*What to produce*.
Print word for word the first line of the listing below and every line after it, through the line with "const fmtY = d". Leave out the pictures and the rest.

*Data excerpt*.
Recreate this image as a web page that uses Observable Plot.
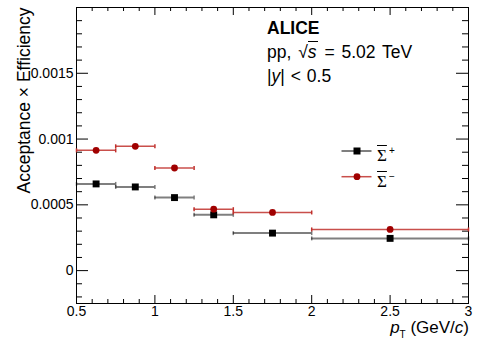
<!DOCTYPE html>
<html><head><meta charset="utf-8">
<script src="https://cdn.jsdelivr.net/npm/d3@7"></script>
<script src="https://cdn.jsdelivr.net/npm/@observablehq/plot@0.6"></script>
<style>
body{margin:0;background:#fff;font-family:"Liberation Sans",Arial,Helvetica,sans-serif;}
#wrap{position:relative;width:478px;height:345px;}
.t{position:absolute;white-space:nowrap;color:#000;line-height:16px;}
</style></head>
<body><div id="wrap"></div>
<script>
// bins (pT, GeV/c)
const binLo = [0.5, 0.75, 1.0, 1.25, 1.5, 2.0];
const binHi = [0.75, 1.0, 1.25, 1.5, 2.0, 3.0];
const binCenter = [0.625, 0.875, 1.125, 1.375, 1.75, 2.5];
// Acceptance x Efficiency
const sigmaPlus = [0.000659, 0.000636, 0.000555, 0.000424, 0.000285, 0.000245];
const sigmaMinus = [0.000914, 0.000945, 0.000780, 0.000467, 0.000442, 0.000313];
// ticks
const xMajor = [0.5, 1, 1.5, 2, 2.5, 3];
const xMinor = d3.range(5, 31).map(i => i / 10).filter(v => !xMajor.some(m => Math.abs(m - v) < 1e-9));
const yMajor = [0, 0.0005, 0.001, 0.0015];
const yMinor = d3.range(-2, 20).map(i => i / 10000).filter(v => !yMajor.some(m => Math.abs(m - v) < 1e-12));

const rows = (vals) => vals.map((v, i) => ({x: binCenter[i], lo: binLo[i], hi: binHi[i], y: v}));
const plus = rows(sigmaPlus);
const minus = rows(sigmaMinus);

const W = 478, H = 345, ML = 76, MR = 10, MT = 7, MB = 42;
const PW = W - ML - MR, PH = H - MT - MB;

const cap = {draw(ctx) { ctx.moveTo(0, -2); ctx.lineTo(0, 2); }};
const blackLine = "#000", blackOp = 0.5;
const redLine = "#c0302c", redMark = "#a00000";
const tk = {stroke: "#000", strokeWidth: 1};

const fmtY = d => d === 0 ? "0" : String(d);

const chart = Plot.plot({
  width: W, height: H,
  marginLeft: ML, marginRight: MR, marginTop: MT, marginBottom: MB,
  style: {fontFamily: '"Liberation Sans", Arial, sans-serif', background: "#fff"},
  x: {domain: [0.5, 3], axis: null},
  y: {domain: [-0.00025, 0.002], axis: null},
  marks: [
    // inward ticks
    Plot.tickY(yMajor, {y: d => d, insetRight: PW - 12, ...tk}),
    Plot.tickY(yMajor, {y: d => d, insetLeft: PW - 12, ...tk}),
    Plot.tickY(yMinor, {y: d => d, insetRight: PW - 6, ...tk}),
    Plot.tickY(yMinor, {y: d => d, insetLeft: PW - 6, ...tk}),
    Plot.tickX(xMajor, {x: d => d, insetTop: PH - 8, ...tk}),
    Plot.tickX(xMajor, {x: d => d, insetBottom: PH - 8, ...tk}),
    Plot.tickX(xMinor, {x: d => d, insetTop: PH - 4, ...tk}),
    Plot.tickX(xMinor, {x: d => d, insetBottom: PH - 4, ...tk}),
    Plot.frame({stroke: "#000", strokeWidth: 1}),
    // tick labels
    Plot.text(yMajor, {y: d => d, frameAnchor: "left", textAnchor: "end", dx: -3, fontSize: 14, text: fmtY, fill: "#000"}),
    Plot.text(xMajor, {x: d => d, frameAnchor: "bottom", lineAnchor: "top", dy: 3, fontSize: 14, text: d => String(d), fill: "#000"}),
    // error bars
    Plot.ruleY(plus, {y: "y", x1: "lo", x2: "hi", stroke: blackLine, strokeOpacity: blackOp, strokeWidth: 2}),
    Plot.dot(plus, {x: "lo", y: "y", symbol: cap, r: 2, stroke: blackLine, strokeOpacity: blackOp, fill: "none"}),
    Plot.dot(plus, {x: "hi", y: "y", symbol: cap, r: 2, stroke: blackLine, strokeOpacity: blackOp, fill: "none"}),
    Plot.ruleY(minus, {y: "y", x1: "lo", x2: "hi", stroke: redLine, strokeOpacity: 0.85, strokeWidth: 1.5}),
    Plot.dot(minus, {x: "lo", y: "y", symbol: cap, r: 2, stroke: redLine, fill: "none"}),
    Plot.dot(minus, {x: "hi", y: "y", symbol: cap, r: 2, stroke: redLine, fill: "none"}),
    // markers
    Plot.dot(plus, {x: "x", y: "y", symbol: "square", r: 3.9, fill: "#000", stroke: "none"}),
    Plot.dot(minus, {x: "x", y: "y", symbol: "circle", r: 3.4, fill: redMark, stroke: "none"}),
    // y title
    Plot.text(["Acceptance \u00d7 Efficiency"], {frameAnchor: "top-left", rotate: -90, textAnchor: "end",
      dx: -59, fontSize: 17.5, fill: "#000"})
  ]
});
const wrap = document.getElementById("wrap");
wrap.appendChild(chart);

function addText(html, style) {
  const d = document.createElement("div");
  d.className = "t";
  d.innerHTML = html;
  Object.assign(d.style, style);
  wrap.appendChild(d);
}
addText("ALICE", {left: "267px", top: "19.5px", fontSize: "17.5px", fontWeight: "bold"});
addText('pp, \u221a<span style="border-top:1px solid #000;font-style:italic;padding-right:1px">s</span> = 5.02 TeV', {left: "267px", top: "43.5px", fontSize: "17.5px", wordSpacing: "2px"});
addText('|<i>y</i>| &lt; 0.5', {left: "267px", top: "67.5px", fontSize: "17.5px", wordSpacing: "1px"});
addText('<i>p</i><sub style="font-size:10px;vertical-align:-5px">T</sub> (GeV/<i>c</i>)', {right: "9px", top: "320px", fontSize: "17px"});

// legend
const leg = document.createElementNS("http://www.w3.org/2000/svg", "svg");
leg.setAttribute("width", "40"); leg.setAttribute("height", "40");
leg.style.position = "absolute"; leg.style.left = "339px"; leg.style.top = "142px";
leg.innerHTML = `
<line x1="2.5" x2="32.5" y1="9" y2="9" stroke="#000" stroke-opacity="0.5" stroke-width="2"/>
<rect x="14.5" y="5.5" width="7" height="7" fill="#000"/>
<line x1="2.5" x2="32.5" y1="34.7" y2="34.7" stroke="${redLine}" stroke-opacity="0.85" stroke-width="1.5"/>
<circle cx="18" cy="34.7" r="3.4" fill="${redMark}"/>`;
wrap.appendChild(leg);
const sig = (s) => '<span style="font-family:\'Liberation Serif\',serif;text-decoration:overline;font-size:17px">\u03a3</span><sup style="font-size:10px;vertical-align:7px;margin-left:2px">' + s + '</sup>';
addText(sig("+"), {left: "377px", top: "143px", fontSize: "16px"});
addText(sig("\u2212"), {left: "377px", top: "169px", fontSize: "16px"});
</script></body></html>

*Task output*.
Recreate this image as a web page that uses Observable Plot.
<!DOCTYPE html>
<html><head><meta charset="utf-8">
<script src="https://cdn.jsdelivr.net/npm/d3@7"></script>
<script src="https://cdn.jsdelivr.net/npm/@observablehq/plot@0.6"></script>
<style>
body{margin:0;background:#fff;font-family:"Liberation Sans",Arial,Helvetica,sans-serif;}
#wrap{position:relative;width:478px;height:345px;}
.t{position:absolute;white-space:nowrap;color:#000;line-height:16px;}
</style></head>
<body><div id="wrap"></div>
<script>
// bins (pT, GeV/c)
const binLo = [0.5, 0.75, 1.0, 1.25, 1.5, 2.0];
const binHi = [0.75, 1.0, 1.25, 1.5, 2.0, 3.0];
const binCenter = [0.625, 0.875, 1.125, 1.375, 1.75, 2.5];
// Acceptance x Efficiency
const sigmaPlus = [0.000659, 0.000636, 0.000555, 0.000424, 0.000285, 0.000245];
const sigmaMinus = [0.000914, 0.000945, 0.000780, 0.000467, 0.000442, 0.000313];
// ticks
const xMajor = [0.5, 1, 1.5, 2, 2.5, 3];
const xMinor = d3.range(5, 31).map(i => i / 10).filter(v => !xMajor.some(m => Math.abs(m - v) < 1e-9));
const yMajor = [0, 0.0005, 0.001, 0.0015];
const yMinor = d3.range(-2, 20).map(i => i / 10000).filter(v => !yMajor.some(m => Math.abs(m - v) < 1e-12));

const rows = (vals) => vals.map((v, i) => ({x: binCenter[i], lo: binLo[i], hi: binHi[i], y: v}));
const plus = rows(sigmaPlus);
const minus = rows(sigmaMinus);

const W = 478, H = 345, ML = 76, MR = 10, MT = 7, MB = 42;
const PW = W - ML - MR, PH = H - MT - MB;

const cap = {draw(ctx) { ctx.moveTo(0, -2); ctx.lineTo(0, 2); }};
const blackLine = "#000", blackOp = 0.5;
const redLine = "#c0302c", redMark = "#a00000";
const tk = {stroke: "#000", strokeWidth: 1};

const fmtY = d => d === 0 ? "0" : String(d);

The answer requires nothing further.